▶ _Task_:
Nothing outside the range from the line with "Write a LaTeX" to the line with "(ttest) at (476,15)" belongs in the copy, and no pictures do either; repeat that range exactly.

"""

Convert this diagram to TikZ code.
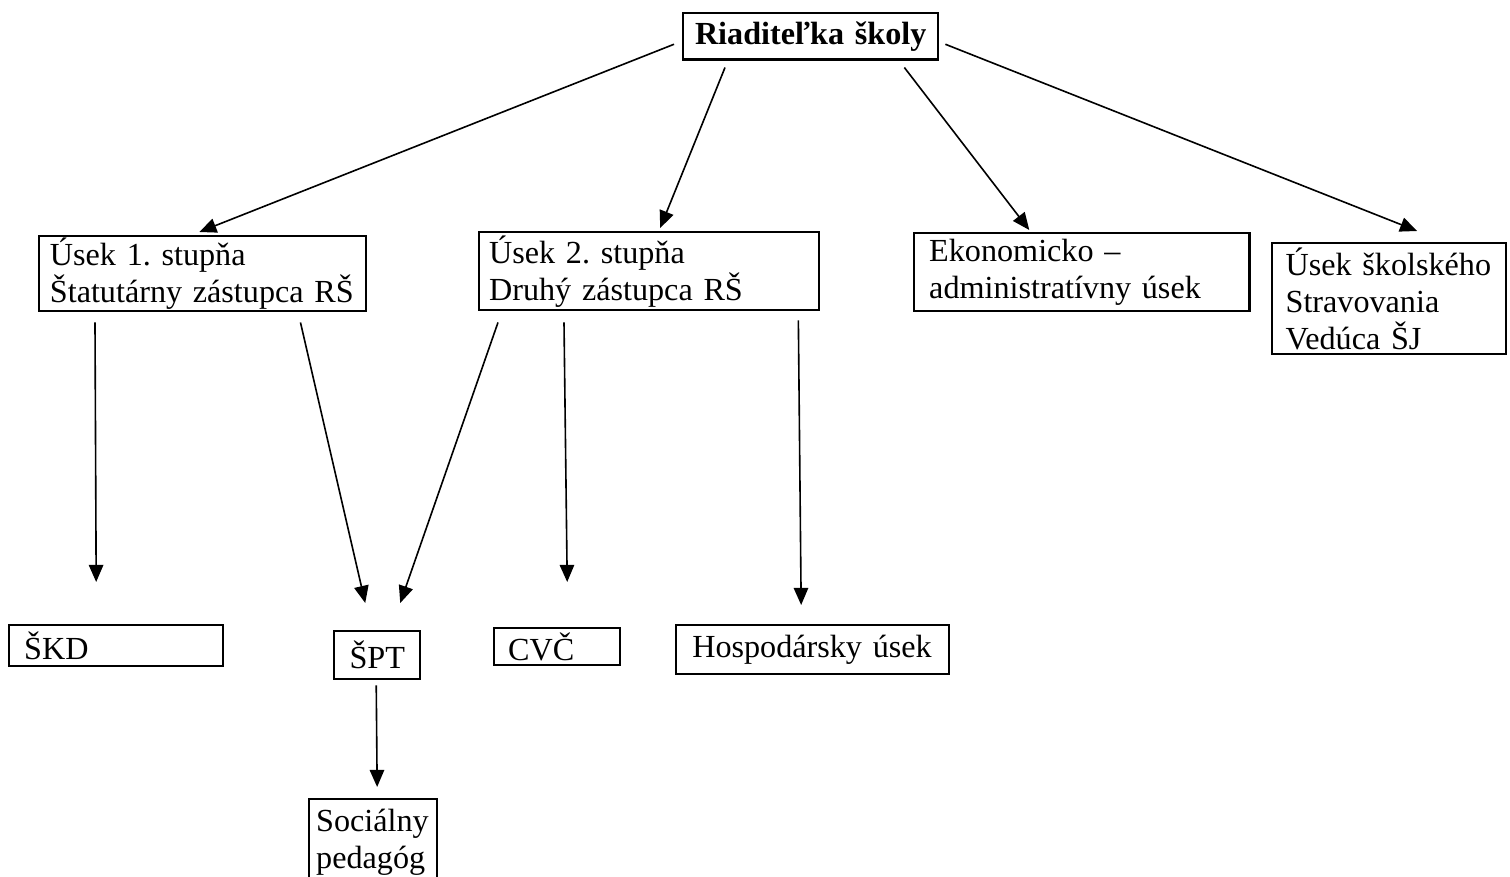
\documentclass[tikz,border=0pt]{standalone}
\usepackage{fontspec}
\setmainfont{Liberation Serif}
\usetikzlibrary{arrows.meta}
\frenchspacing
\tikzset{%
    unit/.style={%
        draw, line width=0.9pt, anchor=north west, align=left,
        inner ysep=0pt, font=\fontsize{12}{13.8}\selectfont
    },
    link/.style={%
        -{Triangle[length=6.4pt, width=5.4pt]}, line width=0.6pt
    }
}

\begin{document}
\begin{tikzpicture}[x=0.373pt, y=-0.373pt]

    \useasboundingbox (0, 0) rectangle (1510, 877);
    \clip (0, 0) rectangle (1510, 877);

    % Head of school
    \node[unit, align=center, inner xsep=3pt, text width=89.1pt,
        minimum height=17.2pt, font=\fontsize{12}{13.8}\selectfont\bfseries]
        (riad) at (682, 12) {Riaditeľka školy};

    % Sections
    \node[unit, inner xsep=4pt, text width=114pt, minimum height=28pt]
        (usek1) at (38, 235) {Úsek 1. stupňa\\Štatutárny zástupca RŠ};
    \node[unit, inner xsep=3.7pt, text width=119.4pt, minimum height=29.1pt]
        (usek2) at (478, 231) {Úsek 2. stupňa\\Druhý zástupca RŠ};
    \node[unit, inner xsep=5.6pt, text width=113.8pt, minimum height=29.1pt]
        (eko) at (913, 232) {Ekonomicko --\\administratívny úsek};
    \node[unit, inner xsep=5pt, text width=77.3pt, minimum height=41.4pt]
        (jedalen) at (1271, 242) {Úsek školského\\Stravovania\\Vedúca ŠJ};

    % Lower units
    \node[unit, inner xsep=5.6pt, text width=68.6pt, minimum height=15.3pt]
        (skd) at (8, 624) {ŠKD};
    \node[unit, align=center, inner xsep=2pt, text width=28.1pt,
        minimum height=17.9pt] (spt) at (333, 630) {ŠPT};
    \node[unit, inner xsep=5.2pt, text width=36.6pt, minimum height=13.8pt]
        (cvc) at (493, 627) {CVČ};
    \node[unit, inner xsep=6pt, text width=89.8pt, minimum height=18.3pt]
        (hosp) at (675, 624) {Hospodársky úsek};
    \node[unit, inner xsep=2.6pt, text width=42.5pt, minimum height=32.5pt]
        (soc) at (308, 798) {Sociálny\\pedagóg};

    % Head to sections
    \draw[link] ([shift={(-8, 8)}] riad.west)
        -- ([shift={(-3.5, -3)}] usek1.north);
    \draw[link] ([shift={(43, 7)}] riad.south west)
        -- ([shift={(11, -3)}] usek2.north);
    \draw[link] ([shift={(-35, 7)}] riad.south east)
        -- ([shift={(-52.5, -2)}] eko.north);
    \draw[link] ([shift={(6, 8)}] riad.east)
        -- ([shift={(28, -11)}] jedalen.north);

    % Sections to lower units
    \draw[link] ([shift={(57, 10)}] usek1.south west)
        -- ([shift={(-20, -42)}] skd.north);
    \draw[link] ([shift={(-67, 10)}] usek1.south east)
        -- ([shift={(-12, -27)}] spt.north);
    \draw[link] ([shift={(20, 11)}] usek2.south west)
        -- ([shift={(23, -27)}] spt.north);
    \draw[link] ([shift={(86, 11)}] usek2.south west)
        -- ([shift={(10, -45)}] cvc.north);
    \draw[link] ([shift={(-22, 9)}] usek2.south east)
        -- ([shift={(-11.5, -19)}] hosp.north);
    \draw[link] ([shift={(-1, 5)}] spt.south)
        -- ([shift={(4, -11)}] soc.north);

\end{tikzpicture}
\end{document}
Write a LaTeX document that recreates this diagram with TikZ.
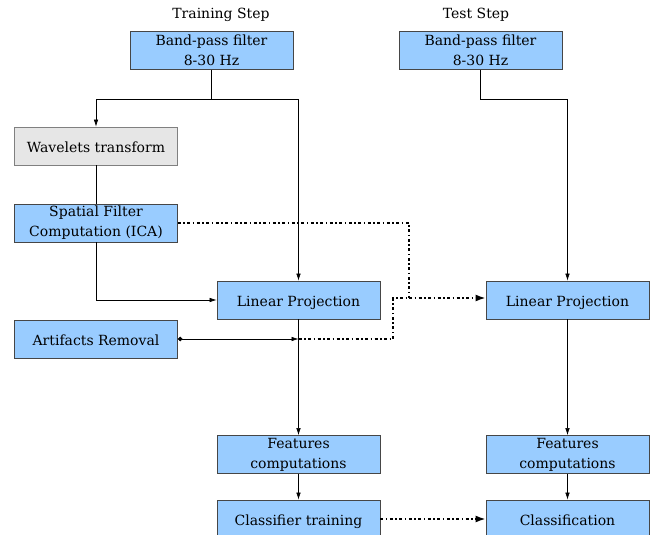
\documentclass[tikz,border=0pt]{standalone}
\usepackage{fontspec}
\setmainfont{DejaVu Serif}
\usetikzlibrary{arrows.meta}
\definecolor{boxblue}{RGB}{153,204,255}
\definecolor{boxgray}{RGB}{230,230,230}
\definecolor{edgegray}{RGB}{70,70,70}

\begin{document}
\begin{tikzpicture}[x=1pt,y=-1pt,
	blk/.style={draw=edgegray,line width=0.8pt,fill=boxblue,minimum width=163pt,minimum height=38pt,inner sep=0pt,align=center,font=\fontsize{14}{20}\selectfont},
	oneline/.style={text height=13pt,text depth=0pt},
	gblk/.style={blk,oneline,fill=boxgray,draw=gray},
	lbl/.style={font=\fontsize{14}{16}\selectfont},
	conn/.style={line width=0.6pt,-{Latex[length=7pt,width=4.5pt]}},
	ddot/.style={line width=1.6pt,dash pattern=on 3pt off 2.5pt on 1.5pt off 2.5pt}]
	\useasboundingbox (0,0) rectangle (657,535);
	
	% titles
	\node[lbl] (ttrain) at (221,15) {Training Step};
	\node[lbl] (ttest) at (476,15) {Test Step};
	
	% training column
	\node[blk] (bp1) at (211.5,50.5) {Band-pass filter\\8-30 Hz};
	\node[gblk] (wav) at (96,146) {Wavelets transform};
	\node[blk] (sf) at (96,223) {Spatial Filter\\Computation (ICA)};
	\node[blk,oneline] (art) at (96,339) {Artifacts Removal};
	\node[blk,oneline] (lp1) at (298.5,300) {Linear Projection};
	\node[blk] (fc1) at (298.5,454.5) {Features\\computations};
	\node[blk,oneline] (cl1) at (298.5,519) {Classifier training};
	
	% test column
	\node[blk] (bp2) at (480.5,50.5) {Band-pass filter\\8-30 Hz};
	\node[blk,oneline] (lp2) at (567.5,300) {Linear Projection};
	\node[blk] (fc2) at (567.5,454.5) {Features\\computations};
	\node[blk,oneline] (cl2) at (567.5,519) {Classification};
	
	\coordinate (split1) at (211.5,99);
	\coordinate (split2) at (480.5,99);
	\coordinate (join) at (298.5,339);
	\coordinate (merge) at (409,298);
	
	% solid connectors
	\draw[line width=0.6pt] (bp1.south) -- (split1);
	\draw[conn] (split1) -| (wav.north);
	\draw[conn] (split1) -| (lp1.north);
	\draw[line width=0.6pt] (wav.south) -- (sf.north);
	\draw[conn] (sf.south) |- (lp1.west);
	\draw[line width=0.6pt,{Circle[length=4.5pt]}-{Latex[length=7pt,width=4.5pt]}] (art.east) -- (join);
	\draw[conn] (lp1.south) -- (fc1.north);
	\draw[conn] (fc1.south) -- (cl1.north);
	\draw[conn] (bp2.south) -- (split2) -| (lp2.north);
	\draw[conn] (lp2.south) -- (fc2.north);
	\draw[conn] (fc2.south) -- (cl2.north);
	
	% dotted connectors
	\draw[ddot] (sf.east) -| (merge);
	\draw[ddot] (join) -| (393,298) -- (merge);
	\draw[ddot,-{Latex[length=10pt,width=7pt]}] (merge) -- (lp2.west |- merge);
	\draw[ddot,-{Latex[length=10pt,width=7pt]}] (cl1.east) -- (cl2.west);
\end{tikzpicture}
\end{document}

"""

▶ _The answer_:
Write a LaTeX document that recreates this diagram with TikZ.
\documentclass[tikz,border=0pt]{standalone}
\usepackage{fontspec}
\setmainfont{DejaVu Serif}
\usetikzlibrary{arrows.meta}
\definecolor{boxblue}{RGB}{153,204,255}
\definecolor{boxgray}{RGB}{230,230,230}
\definecolor{edgegray}{RGB}{70,70,70}

\begin{document}
\begin{tikzpicture}[x=1pt,y=-1pt,
	blk/.style={draw=edgegray,line width=0.8pt,fill=boxblue,minimum width=163pt,minimum height=38pt,inner sep=0pt,align=center,font=\fontsize{14}{20}\selectfont},
	oneline/.style={text height=13pt,text depth=0pt},
	gblk/.style={blk,oneline,fill=boxgray,draw=gray},
	lbl/.style={font=\fontsize{14}{16}\selectfont},
	conn/.style={line width=0.6pt,-{Latex[length=7pt,width=4.5pt]}},
	ddot/.style={line width=1.6pt,dash pattern=on 3pt off 2.5pt on 1.5pt off 2.5pt}]
	\useasboundingbox (0,0) rectangle (657,535);
	
	% titles
	\node[lbl] (ttrain) at (221,15) {Training Step};
	\node[lbl] (ttest) at (476,15) {Test Step};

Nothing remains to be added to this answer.